How to actually restock without overbuying
The trick is what I think of as the 1-2-1 walk: open the pantry, count what you have, and only write down the gap. One of each canned good, two of whatever your household eats twice a week, and one backup of the boring-but-essential things — broth, oil, salt. I keep clear jars or labeled bins on a single shelf so I can count in 30 seconds without moving anything around.
A small whiteboard on the side of the fridge holds the running list. Phones work too, but the fridge rule means anyone in the house can add an item the moment something runs out — and that alone has spared me at least one frantic gas-station-snack-aisle visit a month.
If a kitchen tool from this list — a sharper knife, a sturdier sheet pan, a fresh set of storage jars — is on your “eventually” list, the running deals page is worth a 30-second look before you pay full price somewhere else.
Your 5-minute build-your-week checklist
Tape this to the inside of a cabinet. Sunday morning, before you write the list:
- Open the fridge. Identify two items expiring this week — those are tonight and tomorrow.
- Open the freezer. Pull out anything you want to rotate in this week.
- Open the pantry. Count the 12 staples and mark the gaps.
- Glance at the calendar. If Wednesday has a late meeting, write “leftovers + frozen veg” next to it.
- Write produce on a separate line — it lives a different life than canned goods.
That’s it. Once you’ve done it three Sundays in a row, you stop calling it a system and just call it groceries. If you want a complementary weekend rhythm, the 30-minute Friday reset pairs nicely with this one — Friday clears the kitchen, Sunday refills it.
Frequently asked questions
How often should I do a full pantry inventory?
Once a quarter is plenty. The weekly Sunday list catches most gaps; the deeper inventory is mostly for finding that can of beans that’s been hiding behind the rice since February.

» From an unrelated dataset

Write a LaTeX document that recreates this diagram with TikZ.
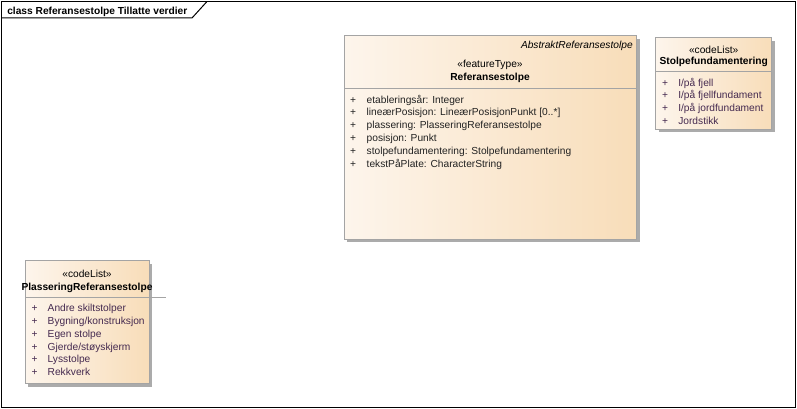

What if I don’t cook every weeknight?
Cut the list in half. Six staples is enough — focus on no-cook or barely-cook dinners: eggs, canned tuna, bread, frozen vegetables, pasta, and a lemon. The point is fewer decisions, not more meals.
Is it worth meal-planning beyond a restock list?
Only if you genuinely enjoy it. For most households, “we have the staples for three dinners and one leftover night” is enough structure. More elaborate plans tend to drift by Wednesday and add stress instead of removing it.